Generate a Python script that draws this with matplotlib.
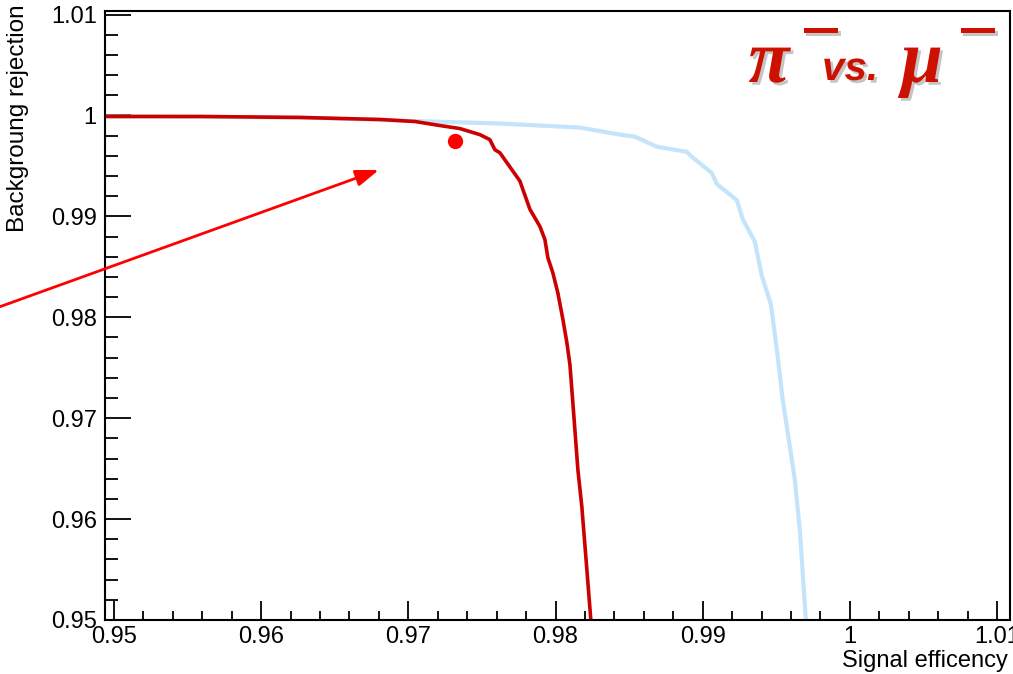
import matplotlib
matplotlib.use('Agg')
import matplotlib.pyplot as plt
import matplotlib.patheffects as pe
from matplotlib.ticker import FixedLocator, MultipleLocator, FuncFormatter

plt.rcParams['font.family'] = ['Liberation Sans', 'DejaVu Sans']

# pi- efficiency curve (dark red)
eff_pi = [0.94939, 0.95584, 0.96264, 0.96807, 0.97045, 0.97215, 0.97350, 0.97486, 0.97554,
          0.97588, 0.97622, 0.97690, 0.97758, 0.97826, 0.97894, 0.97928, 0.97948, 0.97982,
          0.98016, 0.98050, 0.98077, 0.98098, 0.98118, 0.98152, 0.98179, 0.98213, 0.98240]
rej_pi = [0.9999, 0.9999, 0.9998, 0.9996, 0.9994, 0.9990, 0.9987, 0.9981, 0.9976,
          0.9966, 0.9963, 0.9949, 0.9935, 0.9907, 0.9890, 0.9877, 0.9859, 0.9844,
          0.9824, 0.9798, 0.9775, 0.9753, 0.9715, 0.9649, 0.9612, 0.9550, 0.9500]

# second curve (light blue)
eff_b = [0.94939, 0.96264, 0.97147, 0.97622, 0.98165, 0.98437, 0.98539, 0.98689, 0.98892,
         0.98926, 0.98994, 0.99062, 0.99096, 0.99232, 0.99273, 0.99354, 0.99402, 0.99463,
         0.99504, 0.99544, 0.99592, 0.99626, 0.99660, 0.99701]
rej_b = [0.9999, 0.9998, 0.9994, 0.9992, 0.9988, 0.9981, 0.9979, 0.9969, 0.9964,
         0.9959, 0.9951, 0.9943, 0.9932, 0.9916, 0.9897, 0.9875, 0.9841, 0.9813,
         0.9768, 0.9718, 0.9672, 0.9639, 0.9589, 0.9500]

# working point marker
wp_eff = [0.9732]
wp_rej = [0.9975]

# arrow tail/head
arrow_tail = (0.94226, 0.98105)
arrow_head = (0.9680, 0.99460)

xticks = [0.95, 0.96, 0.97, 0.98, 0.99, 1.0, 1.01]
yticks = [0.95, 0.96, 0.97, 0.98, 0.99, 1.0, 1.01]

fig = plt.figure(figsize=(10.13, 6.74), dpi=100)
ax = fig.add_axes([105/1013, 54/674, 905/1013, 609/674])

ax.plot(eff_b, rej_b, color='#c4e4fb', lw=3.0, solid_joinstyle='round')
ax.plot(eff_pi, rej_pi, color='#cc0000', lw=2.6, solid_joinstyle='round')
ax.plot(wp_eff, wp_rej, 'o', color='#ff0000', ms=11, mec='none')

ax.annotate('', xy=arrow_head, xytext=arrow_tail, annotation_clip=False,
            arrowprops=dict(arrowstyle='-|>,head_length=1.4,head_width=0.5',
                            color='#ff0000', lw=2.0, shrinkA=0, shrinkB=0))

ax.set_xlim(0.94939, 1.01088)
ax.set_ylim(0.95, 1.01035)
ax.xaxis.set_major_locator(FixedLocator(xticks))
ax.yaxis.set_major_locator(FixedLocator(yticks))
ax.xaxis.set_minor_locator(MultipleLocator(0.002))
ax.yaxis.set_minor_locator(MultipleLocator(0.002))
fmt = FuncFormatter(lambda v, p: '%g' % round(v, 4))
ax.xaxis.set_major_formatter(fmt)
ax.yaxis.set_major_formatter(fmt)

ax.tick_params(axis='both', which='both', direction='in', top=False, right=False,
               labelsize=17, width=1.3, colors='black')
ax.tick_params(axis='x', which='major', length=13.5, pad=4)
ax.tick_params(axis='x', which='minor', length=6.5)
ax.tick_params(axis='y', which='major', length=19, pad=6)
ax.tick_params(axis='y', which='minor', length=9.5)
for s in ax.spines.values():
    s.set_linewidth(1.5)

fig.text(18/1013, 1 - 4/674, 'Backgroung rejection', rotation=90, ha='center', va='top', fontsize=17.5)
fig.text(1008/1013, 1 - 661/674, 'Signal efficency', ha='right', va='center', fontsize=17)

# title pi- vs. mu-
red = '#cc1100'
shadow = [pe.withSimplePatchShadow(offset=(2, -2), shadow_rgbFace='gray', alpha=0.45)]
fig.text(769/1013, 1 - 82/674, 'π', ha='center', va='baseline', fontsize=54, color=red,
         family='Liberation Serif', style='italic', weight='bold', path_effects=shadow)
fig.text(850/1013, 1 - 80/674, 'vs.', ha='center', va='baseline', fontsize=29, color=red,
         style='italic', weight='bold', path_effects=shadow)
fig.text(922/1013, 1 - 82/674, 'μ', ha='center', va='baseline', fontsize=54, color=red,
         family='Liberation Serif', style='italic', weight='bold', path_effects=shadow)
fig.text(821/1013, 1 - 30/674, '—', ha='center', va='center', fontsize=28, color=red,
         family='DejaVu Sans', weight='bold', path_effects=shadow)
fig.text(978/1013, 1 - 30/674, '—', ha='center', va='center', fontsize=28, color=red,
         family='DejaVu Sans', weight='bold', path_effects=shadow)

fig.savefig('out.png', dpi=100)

= = =

Pictures are excluded: retype only the lines from the beginning of the listing above through the line with "0.9612, 0.9550, 0.9500]", both included.

Generate a Python script that draws this with matplotlib.
import matplotlib
matplotlib.use('Agg')
import matplotlib.pyplot as plt
import matplotlib.patheffects as pe
from matplotlib.ticker import FixedLocator, MultipleLocator, FuncFormatter

plt.rcParams['font.family'] = ['Liberation Sans', 'DejaVu Sans']

# pi- efficiency curve (dark red)
eff_pi = [0.94939, 0.95584, 0.96264, 0.96807, 0.97045, 0.97215, 0.97350, 0.97486, 0.97554,
          0.97588, 0.97622, 0.97690, 0.97758, 0.97826, 0.97894, 0.97928, 0.97948, 0.97982,
          0.98016, 0.98050, 0.98077, 0.98098, 0.98118, 0.98152, 0.98179, 0.98213, 0.98240]
rej_pi = [0.9999, 0.9999, 0.9998, 0.9996, 0.9994, 0.9990, 0.9987, 0.9981, 0.9976,
          0.9966, 0.9963, 0.9949, 0.9935, 0.9907, 0.9890, 0.9877, 0.9859, 0.9844,
          0.9824, 0.9798, 0.9775, 0.9753, 0.9715, 0.9649, 0.9612, 0.9550, 0.9500]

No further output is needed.